Clint’s character, Philo Beddoe, lives in a tumbledown house with his pal Orville (Geoffrey Lewis), Orville’s harridan mom (played with wonderful relish by Ruth Gordon) and his pet ape, Clyde (who was played mostly by an immature male named Manis, though two other orangs were used for special tricks). Philo makes his living as a trucker and as a bare-knuckle boxer, under Orville’s dim management. He falls in love with aristocratic-seeming country-western singer Lynn Halsey-Taylor (Locke), who sleeps with hunks who happen to catch her fancy, but is also mysteriously committed to a sexually enigmatic male friend, to whom she returns after her fling with Philo (art imitating life, Clint thought). He decides to pursue her, accompanied by Clyde, Orville and the latter’s girlfriend, Echo (Beverly D’Angelo). In the course of this odyssey he fights a few bouts, incurs the enmity of a pair of dim-witted cops and a gang of over-the-hill bikers who call themselves the Black Widows, but doesn’t get the girl.

This sounds more coherent than it plays: The construction of
Every Which Way but Loose
was every which way but tight, except in one particular—Philo’s hugely comic, strangely touching relationship with Clyde. The orang is gentle, cuddly, somewhat mysterious, occasionally mischievous, completely faithful and, above all, a good listener whose needs are uncomplicated and easily satisfied. Putting sex aside, he offered everything guys dream of finding in gals and rarely do; everything guys hope to find in other guys and sometimes do.

The terms of their endearment are established early on, when Clyde
gets in trouble by stealing Oreos from Orville’s mother. After placating her, Philo encounters his pal and points a menacing finger at him. The ape throws up his arms in surrender. Philo goes “bang,” and Clyde flops down, pretending to be shot. Oh—somebody’s sending up his image and, as the movie proceeds, masculine ways in general. When Orville lets Clyde have a few brews in a bar, Philo is outraged: “How many times have I told you—I don’t want him drinking beer except on Saturday night.” When Philo takes Clyde to meet Lynn he lectures him: “Clyde, Clyde, you’re going to meet a lady now.
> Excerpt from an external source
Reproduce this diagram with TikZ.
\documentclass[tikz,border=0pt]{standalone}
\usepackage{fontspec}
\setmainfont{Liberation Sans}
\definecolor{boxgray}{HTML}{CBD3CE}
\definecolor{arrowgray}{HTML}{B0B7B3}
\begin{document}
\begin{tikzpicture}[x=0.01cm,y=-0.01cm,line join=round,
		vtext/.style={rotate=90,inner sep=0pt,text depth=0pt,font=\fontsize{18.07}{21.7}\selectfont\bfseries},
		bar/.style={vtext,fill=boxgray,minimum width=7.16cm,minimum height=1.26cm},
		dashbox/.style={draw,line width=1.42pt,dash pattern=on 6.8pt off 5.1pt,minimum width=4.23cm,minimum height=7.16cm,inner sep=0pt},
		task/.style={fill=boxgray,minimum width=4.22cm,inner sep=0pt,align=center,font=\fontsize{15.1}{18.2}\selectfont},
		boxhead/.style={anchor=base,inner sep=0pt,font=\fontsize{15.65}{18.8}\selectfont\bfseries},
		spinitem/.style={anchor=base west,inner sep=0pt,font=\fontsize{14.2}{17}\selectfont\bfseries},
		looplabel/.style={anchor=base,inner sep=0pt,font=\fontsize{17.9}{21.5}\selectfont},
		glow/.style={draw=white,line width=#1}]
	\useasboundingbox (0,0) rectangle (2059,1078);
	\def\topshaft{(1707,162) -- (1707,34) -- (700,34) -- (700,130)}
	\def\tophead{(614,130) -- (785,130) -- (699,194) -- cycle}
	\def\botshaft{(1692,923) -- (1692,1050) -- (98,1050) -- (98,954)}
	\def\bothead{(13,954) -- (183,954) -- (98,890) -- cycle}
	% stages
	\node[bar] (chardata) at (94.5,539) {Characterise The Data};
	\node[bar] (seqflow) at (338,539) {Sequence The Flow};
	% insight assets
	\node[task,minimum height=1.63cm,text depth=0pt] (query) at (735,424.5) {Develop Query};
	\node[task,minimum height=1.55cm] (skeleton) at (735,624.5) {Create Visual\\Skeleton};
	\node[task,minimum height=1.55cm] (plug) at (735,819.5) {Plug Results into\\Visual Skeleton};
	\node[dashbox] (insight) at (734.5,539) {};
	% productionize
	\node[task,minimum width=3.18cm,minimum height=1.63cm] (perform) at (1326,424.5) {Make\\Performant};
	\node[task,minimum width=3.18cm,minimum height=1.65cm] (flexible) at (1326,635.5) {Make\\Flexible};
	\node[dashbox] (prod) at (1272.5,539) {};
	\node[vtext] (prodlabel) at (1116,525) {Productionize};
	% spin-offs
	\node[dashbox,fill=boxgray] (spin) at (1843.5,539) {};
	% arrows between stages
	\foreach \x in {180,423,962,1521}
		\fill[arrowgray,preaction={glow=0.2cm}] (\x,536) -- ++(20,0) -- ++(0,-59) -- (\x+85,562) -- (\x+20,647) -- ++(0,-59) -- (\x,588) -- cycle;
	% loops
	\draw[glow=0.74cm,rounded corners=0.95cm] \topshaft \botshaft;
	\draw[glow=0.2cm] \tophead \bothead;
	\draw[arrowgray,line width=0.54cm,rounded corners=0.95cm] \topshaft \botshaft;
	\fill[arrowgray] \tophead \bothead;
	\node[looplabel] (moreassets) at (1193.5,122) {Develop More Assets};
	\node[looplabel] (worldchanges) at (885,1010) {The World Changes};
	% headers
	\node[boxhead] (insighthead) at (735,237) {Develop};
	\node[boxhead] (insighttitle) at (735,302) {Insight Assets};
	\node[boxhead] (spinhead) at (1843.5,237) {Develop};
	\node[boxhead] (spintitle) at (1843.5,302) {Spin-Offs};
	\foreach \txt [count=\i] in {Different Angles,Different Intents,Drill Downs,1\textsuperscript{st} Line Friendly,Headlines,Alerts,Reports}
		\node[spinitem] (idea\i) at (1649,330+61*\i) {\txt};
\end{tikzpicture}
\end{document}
I want you to handle it. No spittin’, pissin’, fartin’ or pickin’ your ass.”

All that goofiness aside the picture actually has a point to make. At the end, Philo throws a big fight he’s in the process of winning, for the best of reasons. He doesn’t want to be a marked man, somebody everyone feels obliged to challenge. Maybe, one thinks, he’s smarter than he looks. And maybe this movie is smarter than it looks. Its charm lies precisely in its obliviousness to its own “hipness,” its refusal to nudge and wink at the audience. It lets them recognize that quality—or not—in their way, in their own good time.

For Clint, the charm was working with Manis. The creature was part of an animal act owned and trained by Bob Berosini, who mostly worked Las Vegas and had been recommended to Clint by the director of a primate lab he consulted, and he turned out to be, for Clint, something of a soulmate.
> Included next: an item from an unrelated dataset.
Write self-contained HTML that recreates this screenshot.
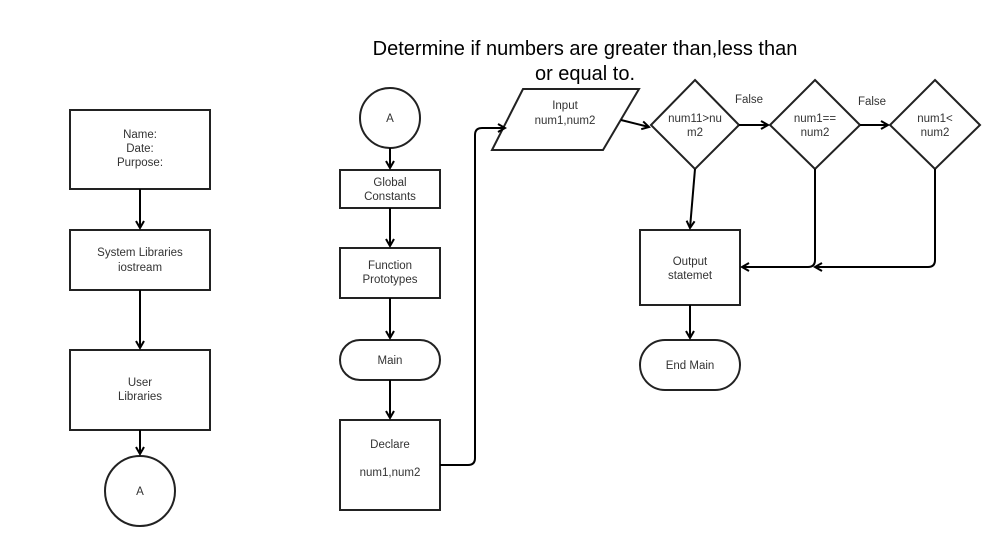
<!DOCTYPE html>
<html><head><style>body{margin:0;background:#fff}svg text{font-family:"Liberation Sans",sans-serif;fill:#333}</style></head>
<body>
<svg width="1005" height="550" viewBox="0 0 1005 550" xmlns="http://www.w3.org/2000/svg">
<defs><marker id="a" markerWidth="10" markerHeight="10" refX="8" refY="5" orient="auto" markerUnits="userSpaceOnUse"><path d="M1,1 L8,5 L1,9" fill="none" stroke="#000" stroke-width="2"/></marker></defs>
<g fill="#fff" stroke="#222" stroke-width="2">
<rect x="70" y="110" width="140" height="79"/>
<rect x="70" y="230" width="140" height="60"/>
<rect x="70" y="350" width="140" height="80"/>
<circle cx="140" cy="491" r="35"/>
<circle cx="390" cy="118" r="30"/>
<rect x="340" y="170" width="100" height="38"/>
<rect x="340" y="248" width="100" height="50"/>
<rect x="340" y="340" width="100" height="40" rx="20"/>
<rect x="340" y="420" width="100" height="90"/>
<polygon points="523,89 639,89 603,150 492,150"/>
<polygon points="695,80 739,125 695,169 651,125"/>
<polygon points="815,80 860,125 815,169 770,125"/>
<polygon points="935,80 980,125 935,169 890,125"/>
<rect x="640" y="230" width="100" height="75"/>
<rect x="640" y="340" width="100" height="50" rx="25"/>
</g>
<g fill="none" stroke="#000" stroke-width="2" marker-end="url(#a)">
<path d="M140 189 V228"/><path d="M140 290 V348"/><path d="M140 430 V454"/>
<path d="M390 148 V168"/><path d="M390 208 V246"/><path d="M390 298 V338"/><path d="M390 380 V418"/>
<path d="M440 465 H468 Q475 465 475 458 V135 Q475 128 482 128 H505"/>
<path d="M621 120 L649 127"/>
<path d="M739 125 H768"/><path d="M860 125 H888"/>
<path d="M695 169 L690 228"/>
<path d="M690 305 V338"/>
<path d="M815 169 V260 Q815 267 808 267 H742"/>
<path d="M935 169 V260 Q935 267 928 267 H815" marker-end=""/>
</g>
<g font-size="11.5" text-anchor="middle">
<text x="140" y="138">Name:</text><text x="140" y="152">Date:</text><text x="140" y="166">Purpose:</text>
<text x="140" y="256">System Libraries</text><text x="140" y="271">iostream</text>
<text x="140" y="386">User</text><text x="140" y="400">Libraries</text>
<text x="140" y="495">A</text><text x="390" y="122">A</text>
<text x="390" y="186">Global</text><text x="390" y="200">Constants</text>
<text x="390" y="269">Function</text><text x="390" y="283">Prototypes</text>
<text x="390" y="364">Main</text>
<text x="390" y="448">Declare</text><text x="390" y="476">num1,num2</text>
<text x="565" y="109">Input</text><text x="565" y="124">num1,num2</text>
<text x="695" y="122">num11&gt;nu</text><text x="695" y="136">m2</text>
<text x="815" y="122">num1==</text><text x="815" y="136">num2</text>
<text x="935" y="122">num1&lt;</text><text x="935" y="136">num2</text>
<text x="749" y="103">False</text><text x="872" y="105">False</text>
<text x="690" y="265">Output</text><text x="690" y="279">statemet</text>
<text x="690" y="369">End Main</text>
</g>
<g font-size="20" text-anchor="middle">
<text x="585" y="55" style="fill:#000">Determine if numbers are greater than,less than</text>
<text x="585" y="80" style="fill:#000">or equal to.</text>
</g>
</svg>
</body></html>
“The orang is an introvert, and the chimp is an extrovert. Chimps love to perform, roll their lips back and do all that kind of stuff. But orangs are kind of cool. They love to study things, and they’re kind of shy. You have to coax them into it. I didn’t get overly friendly. I’d always pretend I didn’t notice him, then he’d start studying me, because I wasn’t looking at him and staring him down. I’d feel him start picking at my ear and looking in my ear, you know, doing little things like they do to you. And always grabbing my Adam’s apple. Eventually he got to really like me. In fact, it used to make Berosini jealous, because sometimes he’d be calling him and I’d call him and he’d come running to me.” This relationship worked so well, as Clint admits, because Manis was young and innocent. You can’t, he says, work this way with a fully mature orangutan, because “they start exercising dominance. They’re liable to take your head off when you least expect it.”